↓↓↓

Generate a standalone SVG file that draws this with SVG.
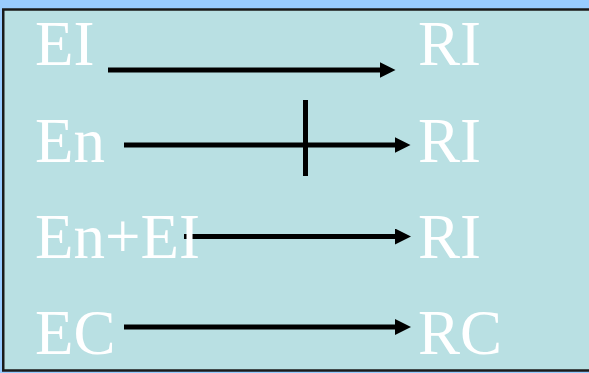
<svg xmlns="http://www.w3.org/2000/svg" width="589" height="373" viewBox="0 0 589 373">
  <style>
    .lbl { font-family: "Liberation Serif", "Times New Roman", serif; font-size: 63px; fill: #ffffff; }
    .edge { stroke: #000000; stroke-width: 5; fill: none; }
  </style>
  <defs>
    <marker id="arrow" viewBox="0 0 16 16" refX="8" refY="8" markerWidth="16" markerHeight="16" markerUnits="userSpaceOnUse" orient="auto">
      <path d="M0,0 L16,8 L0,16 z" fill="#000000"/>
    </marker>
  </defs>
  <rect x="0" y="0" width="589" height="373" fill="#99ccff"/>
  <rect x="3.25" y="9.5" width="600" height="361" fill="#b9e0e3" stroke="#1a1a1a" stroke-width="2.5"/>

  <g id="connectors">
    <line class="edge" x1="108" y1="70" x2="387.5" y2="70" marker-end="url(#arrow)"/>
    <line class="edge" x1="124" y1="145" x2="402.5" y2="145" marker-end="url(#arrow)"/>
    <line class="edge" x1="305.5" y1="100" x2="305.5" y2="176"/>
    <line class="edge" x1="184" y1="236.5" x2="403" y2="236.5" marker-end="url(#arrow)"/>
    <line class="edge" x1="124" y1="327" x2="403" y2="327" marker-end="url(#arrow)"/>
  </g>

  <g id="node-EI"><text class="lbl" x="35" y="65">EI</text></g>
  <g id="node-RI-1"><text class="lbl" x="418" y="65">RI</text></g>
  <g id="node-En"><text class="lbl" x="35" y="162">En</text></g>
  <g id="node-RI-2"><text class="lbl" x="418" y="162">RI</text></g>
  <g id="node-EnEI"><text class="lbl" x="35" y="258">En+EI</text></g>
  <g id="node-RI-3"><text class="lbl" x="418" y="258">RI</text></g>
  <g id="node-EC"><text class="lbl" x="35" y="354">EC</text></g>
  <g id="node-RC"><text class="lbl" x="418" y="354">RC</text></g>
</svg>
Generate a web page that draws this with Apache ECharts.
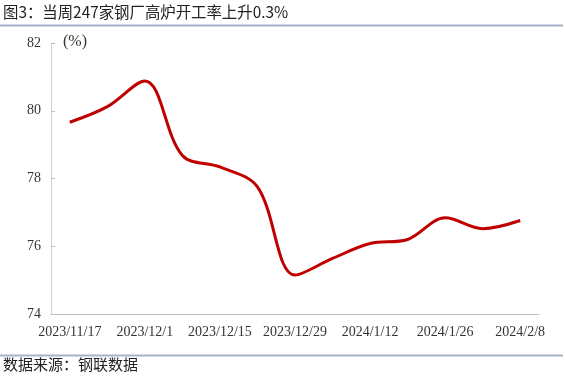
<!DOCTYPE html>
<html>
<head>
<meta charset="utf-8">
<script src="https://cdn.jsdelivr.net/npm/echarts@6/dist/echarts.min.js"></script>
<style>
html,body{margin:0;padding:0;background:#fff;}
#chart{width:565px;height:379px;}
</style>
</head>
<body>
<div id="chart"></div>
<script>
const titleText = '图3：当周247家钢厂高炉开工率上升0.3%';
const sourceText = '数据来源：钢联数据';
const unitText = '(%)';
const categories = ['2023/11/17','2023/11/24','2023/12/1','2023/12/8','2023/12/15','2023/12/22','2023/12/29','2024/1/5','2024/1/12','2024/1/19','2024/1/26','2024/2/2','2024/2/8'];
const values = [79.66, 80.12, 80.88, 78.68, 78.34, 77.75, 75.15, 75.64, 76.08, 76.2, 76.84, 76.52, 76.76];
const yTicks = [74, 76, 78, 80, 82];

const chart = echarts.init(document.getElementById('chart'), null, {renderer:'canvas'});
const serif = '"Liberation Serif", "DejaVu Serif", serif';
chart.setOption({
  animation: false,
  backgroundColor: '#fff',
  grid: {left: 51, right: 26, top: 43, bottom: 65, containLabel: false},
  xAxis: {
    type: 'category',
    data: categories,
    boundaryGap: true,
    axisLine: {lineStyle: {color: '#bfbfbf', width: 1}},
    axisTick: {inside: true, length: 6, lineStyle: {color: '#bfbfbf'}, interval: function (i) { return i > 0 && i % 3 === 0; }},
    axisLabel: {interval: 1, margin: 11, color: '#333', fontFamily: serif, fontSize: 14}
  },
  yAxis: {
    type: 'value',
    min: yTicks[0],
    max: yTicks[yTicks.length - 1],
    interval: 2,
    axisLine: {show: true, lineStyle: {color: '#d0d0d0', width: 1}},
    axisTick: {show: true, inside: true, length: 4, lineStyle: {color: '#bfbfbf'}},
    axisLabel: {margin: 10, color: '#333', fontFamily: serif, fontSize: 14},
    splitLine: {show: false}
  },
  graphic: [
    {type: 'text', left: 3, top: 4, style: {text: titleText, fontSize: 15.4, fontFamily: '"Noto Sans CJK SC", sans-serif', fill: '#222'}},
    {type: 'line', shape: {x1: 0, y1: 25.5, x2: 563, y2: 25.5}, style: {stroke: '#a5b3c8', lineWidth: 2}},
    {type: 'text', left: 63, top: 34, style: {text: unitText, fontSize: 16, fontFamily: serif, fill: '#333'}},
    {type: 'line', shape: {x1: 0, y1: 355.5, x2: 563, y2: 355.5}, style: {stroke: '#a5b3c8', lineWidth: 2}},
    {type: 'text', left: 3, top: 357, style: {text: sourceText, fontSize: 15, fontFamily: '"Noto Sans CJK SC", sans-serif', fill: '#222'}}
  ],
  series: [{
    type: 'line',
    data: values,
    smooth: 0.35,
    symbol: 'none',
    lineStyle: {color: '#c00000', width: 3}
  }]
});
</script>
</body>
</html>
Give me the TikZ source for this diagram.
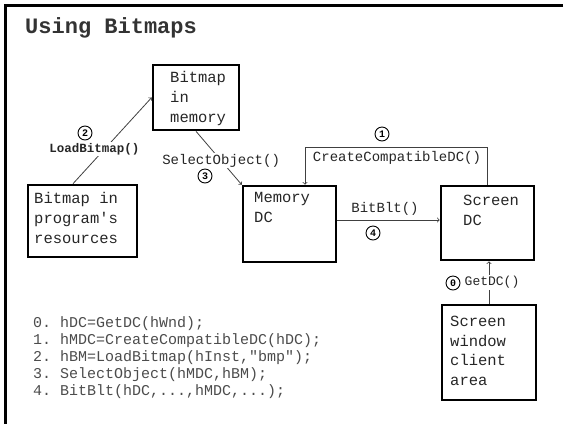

↑↑↑

▶ _REQUEST_
Without including any pictures, output all the entries above exactly.

▶ _EXERCISE RESULT_
Generate a standalone SVG file that draws this with SVG.
<svg xmlns="http://www.w3.org/2000/svg" width="589" height="373" viewBox="0 0 589 373">
  <style>
    .lbl { font-family: "Liberation Serif", "Times New Roman", serif; font-size: 63px; fill: #ffffff; }
    .edge { stroke: #000000; stroke-width: 5; fill: none; }
  </style>
  <defs>
    <marker id="arrow" viewBox="0 0 16 16" refX="8" refY="8" markerWidth="16" markerHeight="16" markerUnits="userSpaceOnUse" orient="auto">
      <path d="M0,0 L16,8 L0,16 z" fill="#000000"/>
    </marker>
  </defs>
  <rect x="0" y="0" width="589" height="373" fill="#99ccff"/>
  <rect x="3.25" y="9.5" width="600" height="361" fill="#b9e0e3" stroke="#1a1a1a" stroke-width="2.5"/>

  <g id="connectors">
    <line class="edge" x1="108" y1="70" x2="387.5" y2="70" marker-end="url(#arrow)"/>
    <line class="edge" x1="124" y1="145" x2="402.5" y2="145" marker-end="url(#arrow)"/>
    <line class="edge" x1="305.5" y1="100" x2="305.5" y2="176"/>
    <line class="edge" x1="184" y1="236.5" x2="403" y2="236.5" marker-end="url(#arrow)"/>
    <line class="edge" x1="124" y1="327" x2="403" y2="327" marker-end="url(#arrow)"/>
  </g>

  <g id="node-EI"><text class="lbl" x="35" y="65">EI</text></g>
  <g id="node-RI-1"><text class="lbl" x="418" y="65">RI</text></g>
  <g id="node-En"><text class="lbl" x="35" y="162">En</text></g>
  <g id="node-RI-2"><text class="lbl" x="418" y="162">RI</text></g>
  <g id="node-EnEI"><text class="lbl" x="35" y="258">En+EI</text></g>
  <g id="node-RI-3"><text class="lbl" x="418" y="258">RI</text></g>
  <g id="node-EC"><text class="lbl" x="35" y="354">EC</text></g>
  <g id="node-RC"><text class="lbl" x="418" y="354">RC</text></g>
</svg>
Generate a web page that draws this with Apache ECharts.
<!DOCTYPE html>
<html>
<head>
<meta charset="utf-8">
<script src="https://cdn.jsdelivr.net/npm/echarts@6/dist/echarts.min.js"></script>
<style>
html,body{margin:0;padding:0;background:#fff;}
#chart{width:565px;height:379px;}
</style>
</head>
<body>
<div id="chart"></div>
<script>
const titleText = '图3：当周247家钢厂高炉开工率上升0.3%';
const sourceText = '数据来源：钢联数据';
const unitText = '(%)';
const categories = ['2023/11/17','2023/11/24','2023/12/1','2023/12/8','2023/12/15','2023/12/22','2023/12/29','2024/1/5','2024/1/12','2024/1/19','2024/1/26','2024/2/2','2024/2/8'];
const values = [79.66, 80.12, 80.88, 78.68, 78.34, 77.75, 75.15, 75.64, 76.08, 76.2, 76.84, 76.52, 76.76];
const yTicks = [74, 76, 78, 80, 82];

const chart = echarts.init(document.getElementById('chart'), null, {renderer:'canvas'});
const serif = '"Liberation Serif", "DejaVu Serif", serif';
chart.setOption({
  animation: false,
  backgroundColor: '#fff',
  grid: {left: 51, right: 26, top: 43, bottom: 65, containLabel: false},
  xAxis: {
    type: 'category',
    data: categories,
    boundaryGap: true,
    axisLine: {lineStyle: {color: '#bfbfbf', width: 1}},
    axisTick: {inside: true, length: 6, lineStyle: {color: '#bfbfbf'}, interval: function (i) { return i > 0 && i % 3 === 0; }},
    axisLabel: {interval: 1, margin: 11, color: '#333', fontFamily: serif, fontSize: 14}
  },
  yAxis: {
    type: 'value',
    min: yTicks[0],
    max: yTicks[yTicks.length - 1],
    interval: 2,
    axisLine: {show: true, lineStyle: {color: '#d0d0d0', width: 1}},
    axisTick: {show: true, inside: true, length: 4, lineStyle: {color: '#bfbfbf'}},
    axisLabel: {margin: 10, color: '#333', fontFamily: serif, fontSize: 14},
    splitLine: {show: false}
  },
  graphic: [
    {type: 'text', left: 3, top: 4, style: {text: titleText, fontSize: 15.4, fontFamily: '"Noto Sans CJK SC", sans-serif', fill: '#222'}},
    {type: 'line', shape: {x1: 0, y1: 25.5, x2: 563, y2: 25.5}, style: {stroke: '#a5b3c8', lineWidth: 2}},
    {type: 'text', left: 63, top: 34, style: {text: unitText, fontSize: 16, fontFamily: serif, fill: '#333'}},
    {type: 'line', shape: {x1: 0, y1: 355.5, x2: 563, y2: 355.5}, style: {stroke: '#a5b3c8', lineWidth: 2}},
    {type: 'text', left: 3, top: 357, style: {text: sourceText, fontSize: 15, fontFamily: '"Noto Sans CJK SC", sans-serif', fill: '#222'}}
  ],
  series: [{
    type: 'line',
    data: values,
    smooth: 0.35,
    symbol: 'none',
    lineStyle: {color: '#c00000', width: 3}
  }]
});
</script>
</body>
</html>
Give me the TikZ source for this diagram.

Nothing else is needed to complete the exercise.